:: YOUR INSTRUCTIONS ::
Restate the material word for word and leave out anything that is a picture.

-- START --

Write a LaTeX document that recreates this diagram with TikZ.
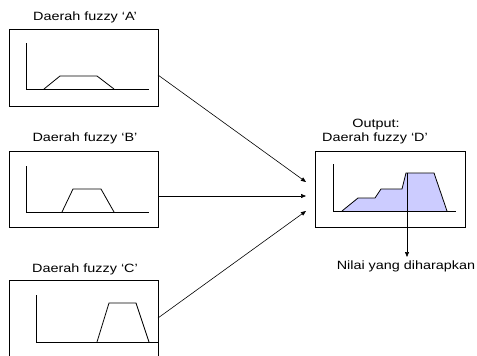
\documentclass[tikz,border=0pt]{standalone}
\usepackage{fontspec}
\setmainfont{Liberation Sans}
\usetikzlibrary{arrows.meta}
\definecolor{fuzzfill}{HTML}{CCCCFF}
\tikzset{
  panel/.style={draw=black, line width=0.8pt, fill=white},
  curve/.style={draw=black, line width=0.8pt},
  lbl/.style={font=\fontsize{12}{13}\selectfont, inner sep=0pt, anchor=center},
  conn/.style={draw=black, line width=0.6pt, -{Triangle[length=5pt,width=4pt]}},
}
\newcommand{\wtxt}[1]{\scalebox{1.2}[1]{#1}}
\begin{document}
\begin{tikzpicture}[x=1pt,y=-1pt]
\useasboundingbox (0,0) rectangle (477,356);
\clip (0,0) rectangle (477,356);
% Box A
\node[lbl] (tA) at (85,17) {\wtxt{Daerah fuzzy ‘A’}};
\draw[panel] (9,29) rectangle (158,106);
\coordinate (Aout) at (158,75);
\draw[curve] (26,43) -- (26,89) -- (149,89);
\draw[curve] (44,89) -- (60,76) -- (97,76) -- (114,89);
% Box B
\node[lbl] (tB) at (85,138) {\wtxt{Daerah fuzzy ‘B’}};
\draw[panel] (9,151) rectangle (158,227);
\coordinate (Bout) at (158,196);
\draw[curve] (26,166) -- (26,212) -- (149,212);
\draw[curve] (62,212) -- (73,189) -- (101,189) -- (114,212);
% Box C
\node[lbl] (tC) at (85,269) {\wtxt{Daerah fuzzy ‘C’}};
\draw[panel] (9,280) rectangle (158,370);
\coordinate (Cout) at (158,318);
\draw[curve] (36,295) -- (36,342) -- (158,342);
\draw[curve] (97,342) -- (109,303) -- (136,303) -- (149,342);
% Box D
\node[lbl] (tO) at (376,125) {\wtxt{Output:}};
\node[lbl] (tD) at (375,138) {\wtxt{Daerah fuzzy ‘D’}};
\draw[panel] (315,151) rectangle (465,227);
\fill[fuzzfill] (342,211) -- (358,198) -- (375,198) -- (381,189) -- (402,189) -- (406,173) -- (434,173) -- (447,211) -- cycle;
\draw[curve] (333,164) -- (333,211) -- (456,211);
\draw[curve] (342,211) -- (358,198) -- (375,198) -- (381,189) -- (402,189) -- (406,173) -- (434,173) -- (447,211);
\coordinate (Din1) at (306,182);
\coordinate (Din2) at (306,196);
\coordinate (Din3) at (306,211);
\coordinate (top) at (407,173);
\coordinate (res) at (407,257);
\node[lbl] (tR) at (406,266) {\wtxt{Nilai yang diharapkan}};
% connectors
\draw[conn] (Aout) -- (Din1);
\draw[conn] (Bout) -- (Din2);
\draw[conn] (Cout) -- (Din3);
\draw[conn] (top) -- (res);
\end{tikzpicture}
\end{document}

-- END --

:: EXERCISE RESULT ::
Write a LaTeX document that recreates this diagram with TikZ.
\documentclass[tikz,border=0pt]{standalone}
\usepackage{fontspec}
\setmainfont{Liberation Sans}
\usetikzlibrary{arrows.meta}
\definecolor{fuzzfill}{HTML}{CCCCFF}
\tikzset{
  panel/.style={draw=black, line width=0.8pt, fill=white},
  curve/.style={draw=black, line width=0.8pt},
  lbl/.style={font=\fontsize{12}{13}\selectfont, inner sep=0pt, anchor=center},
  conn/.style={draw=black, line width=0.6pt, -{Triangle[length=5pt,width=4pt]}},
}
\newcommand{\wtxt}[1]{\scalebox{1.2}[1]{#1}}
\begin{document}
\begin{tikzpicture}[x=1pt,y=-1pt]
\useasboundingbox (0,0) rectangle (477,356);
\clip (0,0) rectangle (477,356);
% Box A
\node[lbl] (tA) at (85,17) {\wtxt{Daerah fuzzy ‘A’}};
\draw[panel] (9,29) rectangle (158,106);
\coordinate (Aout) at (158,75);
\draw[curve] (26,43) -- (26,89) -- (149,89);
\draw[curve] (44,89) -- (60,76) -- (97,76) -- (114,89);
% Box B
\node[lbl] (tB) at (85,138) {\wtxt{Daerah fuzzy ‘B’}};
\draw[panel] (9,151) rectangle (158,227);
\coordinate (Bout) at (158,196);
\draw[curve] (26,166) -- (26,212) -- (149,212);
\draw[curve] (62,212) -- (73,189) -- (101,189) -- (114,212);
% Box C
\node[lbl] (tC) at (85,269) {\wtxt{Daerah fuzzy ‘C’}};
\draw[panel] (9,280) rectangle (158,370);
\coordinate (Cout) at (158,318);
\draw[curve] (36,295) -- (36,342) -- (158,342);
\draw[curve] (97,342) -- (109,303) -- (136,303) -- (149,342);
% Box D
\node[lbl] (tO) at (376,125) {\wtxt{Output:}};
\node[lbl] (tD) at (375,138) {\wtxt{Daerah fuzzy ‘D’}};
\draw[panel] (315,151) rectangle (465,227);
\fill[fuzzfill] (342,211) -- (358,198) -- (375,198) -- (381,189) -- (402,189) -- (406,173) -- (434,173) -- (447,211) -- cycle;
\draw[curve] (333,164) -- (333,211) -- (456,211);
\draw[curve] (342,211) -- (358,198) -- (375,198) -- (381,189) -- (402,189) -- (406,173) -- (434,173) -- (447,211);
\coordinate (Din1) at (306,182);
\coordinate (Din2) at (306,196);
\coordinate (Din3) at (306,211);
\coordinate (top) at (407,173);
\coordinate (res) at (407,257);
\node[lbl] (tR) at (406,266) {\wtxt{Nilai yang diharapkan}};
% connectors
\draw[conn] (Aout) -- (Din1);
\draw[conn] (Bout) -- (Din2);
\draw[conn] (Cout) -- (Din3);
\draw[conn] (top) -- (res);
\end{tikzpicture}
\end{document}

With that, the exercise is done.